What Is Decentralized Finance in Plain English?
Decentralized finance, or DeFi, is a collection of financial applications built on blockchain networks — primarily Ethereum — that replicate traditional banking services without intermediaries. Instead of a bank holding your deposit and lending it out, a smart contract (self-executing code) handles the transaction automatically. You can lend, borrow, trade, earn interest, and buy insurance without ever interacting with a bank, broker, or insurance company. The total value locked in DeFi protocols peaked at $180 billion in 2021, crashed to $40 billion in 2023, and has recovered to approximately $95 billion in early 2026.
How Does Lending and Borrowing Work in DeFi?
Platforms like Aave and Compound allow you to deposit cryptocurrency and earn interest from borrowers — similar to a savings account but with yields that fluctuate based on supply and demand. Borrowers post collateral (usually 150% or more of the loan value) and pay interest to access funds. If the collateral value drops below the required threshold, the smart contract automatically liquidates it to repay lenders. There is no credit check, no application, no waiting period. The entire process is governed by code, not humans. Current lending rates on stablecoins like USDC range from 3-8% APY depending on the platform and market conditions.
What Are Decentralized Exchanges and How Do They Differ From Coinbase?
Decentralized exchanges (DEXs) like Uniswap and Curve allow you to swap tokens directly from your wallet without depositing funds on a centralized platform. Instead of an order book matching buyers and sellers, DEXs use automated market makers (AMMs) — liquidity pools funded by users who earn trading fees in return. The advantage is self-custody: your funds never leave your wallet until the moment of the swap. The disadvantage is that DEXs can have higher slippage on large trades, and the user experience is still more complex than Coinbase or Binance.
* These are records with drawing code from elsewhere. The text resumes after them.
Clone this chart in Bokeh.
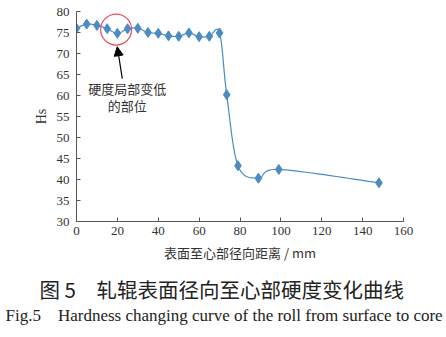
import numpy as np
from bokeh.plotting import figure
from bokeh.models import Range1d, FixedTicker, Arrow, NormalHead, Title
from bokeh.core.properties import value
from bokeh.embed import file_html
from bokeh.resources import INLINE

# ---- data ----
distance_mm = [0, 5, 10, 15, 20, 25, 30, 35, 40, 45, 50, 55, 60, 65, 70, 73.5, 79, 89, 99, 148]
hardness_hs = [76.0, 77.0, 76.7, 75.9, 74.8, 75.9, 76.0, 75.0, 74.8, 74.2, 74.1, 74.9,
               74.0, 74.1, 74.9, 60.2, 43.3, 40.3, 42.4, 39.2]
x_ticks = [0, 20, 40, 60, 80, 100, 120, 140, 160]
y_ticks = [30, 35, 40, 45, 50, 55, 60, 65, 70, 75, 80]
x_label = "表面至心部径向距离 / mm"
y_label = "Hs"
note_lines = ["硬度局部变低", "的部位"]
caption_cn = "图 5\u3000轧辊表面径向至心部硬度变化曲线"
caption_en = "Fig.5\u2002\u2002Hardness changing curve of the roll from surface to core"

BLUE = "#4a8cc2"
SERIF = "Liberation Serif"
CJK = "Noto Sans CJK SC"


def smooth_curve(xs, ys, sx, sy, n=20):
    """Parametric Catmull-Rom through the points (like a spreadsheet's smoothed line)."""
    P = np.column_stack([np.asarray(xs, float) * sx, np.asarray(ys, float) * sy])
    P = np.vstack([P[0], P, P[-1]])
    out = []
    t = np.linspace(0, 1, n, endpoint=False)[:, None]
    for i in range(1, len(P) - 2):
        p0, p1, p2, p3 = P[i - 1], P[i], P[i + 1], P[i + 2]
        c1 = p1 + (p2 - p0) / 6.0
        c2 = p2 - (p3 - p1) / 6.0
        seg = ((1 - t) ** 3) * p1 + 3 * ((1 - t) ** 2) * t * c1 + 3 * (1 - t) * t ** 2 * c2 + t ** 3 * p2
        out.append(seg)
    out.append(P[-2][None, :])
    arr = np.vstack(out)
    return arr[:, 0] / sx, arr[:, 1] / sy


H = 337
p = figure(width=446, height=H, output_backend="svg", toolbar_location=None,
           x_range=Range1d(0, 160), y_range=Range1d(30, 80),
           min_border_left=76, min_border_right=43, min_border_top=11, min_border_bottom=116)
p.outline_line_color = None
p.grid.visible = False
p.background_fill_color = "white"
p.border_fill_color = "white"

for ax in (p.xaxis[0], p.yaxis[0]):
    ax.axis_line_color = "#555555"
    ax.major_tick_line_color = "#555555"
    ax.major_tick_in = 4
    ax.major_tick_out = 0
    ax.minor_tick_line_color = None
    ax.major_label_text_font = SERIF
    ax.major_label_text_font_size = "13px"
    ax.major_label_text_color = "#333333"
    ax.axis_label_text_font_style = "normal"
    ax.axis_label_text_color = "#333333"

p.xaxis.ticker = FixedTicker(ticks=x_ticks)
p.yaxis.ticker = FixedTicker(ticks=y_ticks)
p.xaxis.major_label_standoff = 5
p.yaxis.major_label_standoff = 7
p.xaxis.axis_label = x_label
p.xaxis.axis_label_text_font = CJK
p.xaxis.axis_label_text_font_size = "13px"
p.xaxis.axis_label_standoff = 5
p.yaxis.axis_label = y_label
p.yaxis.axis_label_text_font = SERIF
p.yaxis.axis_label_text_font_size = "14px"
p.yaxis.axis_label_standoff = 5

# pixel scale for the smoothing (px per data unit)
sx = 327.0 / 160.0
sy = 210.0 / 50.0
cx, cy = smooth_curve(distance_mm, hardness_hs, sx, sy)
p.line(cx, cy, line_color=BLUE, line_width=1.2)
p.scatter(distance_mm, hardness_hs, marker="diamond", size=10, fill_color=BLUE,
          line_color=BLUE)

# annotation: red circle, arrow, note text
circle_center = (19.4, 75.7)
p.circle(x=[circle_center[0]], y=[circle_center[1]], radius=15.5, radius_units="screen",
         fill_color=None, line_color="#e8505b", line_width=1.2)
arrow_tail = (22.4, 64.0)
arrow_head = (19.95, 71.6)
p.add_layout(Arrow(end=NormalHead(size=9, fill_color="black", line_color="black"),
                   x_start=arrow_tail[0], y_start=arrow_tail[1],
                   x_end=arrow_head[0], y_end=arrow_head[1],
                   line_color="black", line_width=1.2))
note_x = 24.8
note_y = [61.7, 57.6]
p.text(x=[note_x, note_x], y=note_y, text=note_lines, text_font=value(CJK),
       text_font_size="13px", text_align="center", text_baseline="middle",
       text_color="#333333")

# captions below the chart, as titles in the bottom panel
p.add_layout(Title(text=caption_cn, align="left", offset=-37, standoff=14,
                   text_font=CJK, text_font_size="20.5px", text_font_style="normal",
                   text_color="#222222"), "below")
p.add_layout(Title(text=caption_en, align="left", offset=-71, standoff=-14,
                   text_font=SERIF, text_font_size="17px", text_font_style="normal",
                   text_color="#222222"), "below")

open("out.html", "w").write(file_html(p, INLINE))
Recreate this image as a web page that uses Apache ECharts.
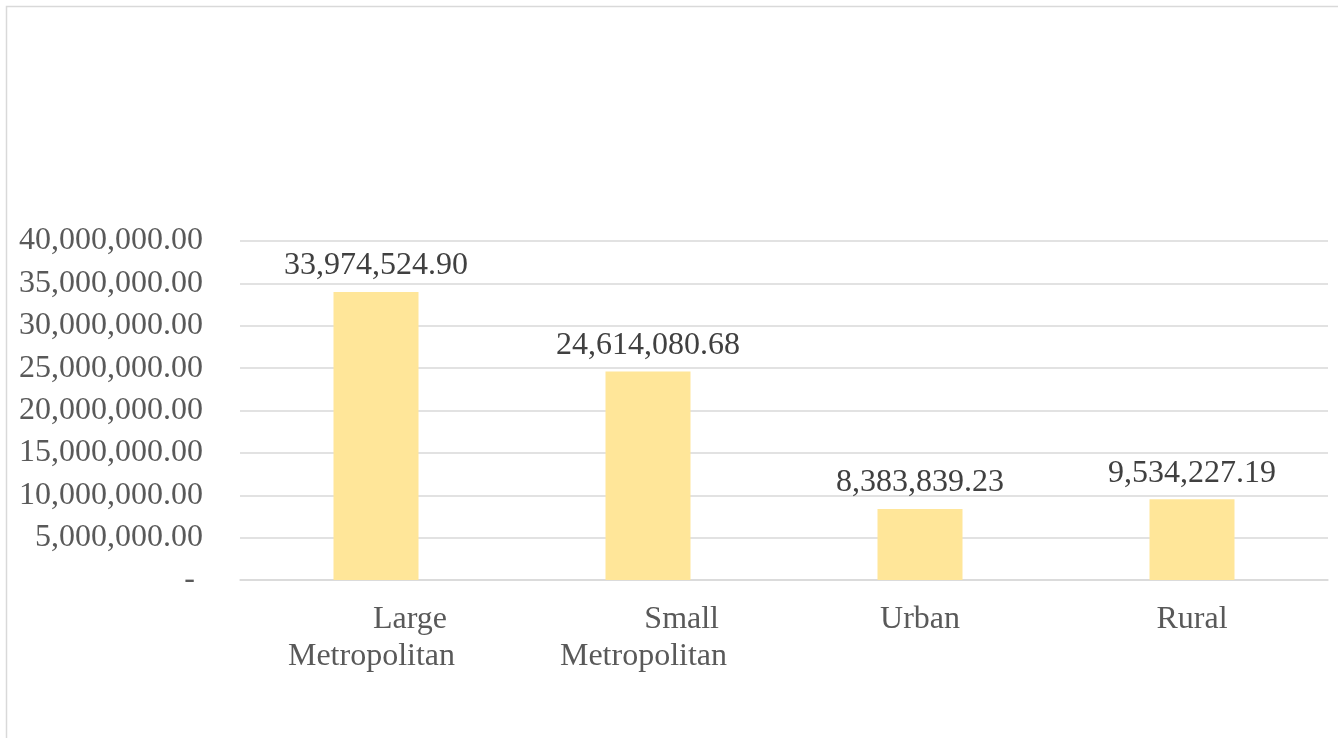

What Are the Biggest Risks of DeFi?
Smart contract risk is the elephant in the room. If there is a bug in the code, hackers can drain millions in minutes — and there is no FDIC insurance to make you whole. Over $3 billion was stolen from DeFi protocols in 2022 alone. Regulatory risk is growing as the SEC and global regulators scrutinize DeFi platforms. Impermanent loss affects liquidity providers when token prices diverge. And oracle manipulation — where attackers feed false price data to smart contracts — has caused several major exploits. DeFi is not a savings account. It is experimental financial infrastructure with real risks.
Should Traditional Investors Allocate to DeFi in 2026?
For most traditional investors, direct DeFi participation is still too risky and complex. However, understanding DeFi is increasingly important because it is influencing traditional finance. Major banks are experimenting with tokenized assets, JPMorgan has its own private blockchain, and BlackRock launched a tokenized money market fund. The safest way to get DeFi exposure is through established crypto assets like ETH (which powers most DeFi) rather than depositing funds into individual protocols. If you do venture into DeFi directly, stick to battle-tested protocols with years of track record and never invest more than you can afford to lose entirely.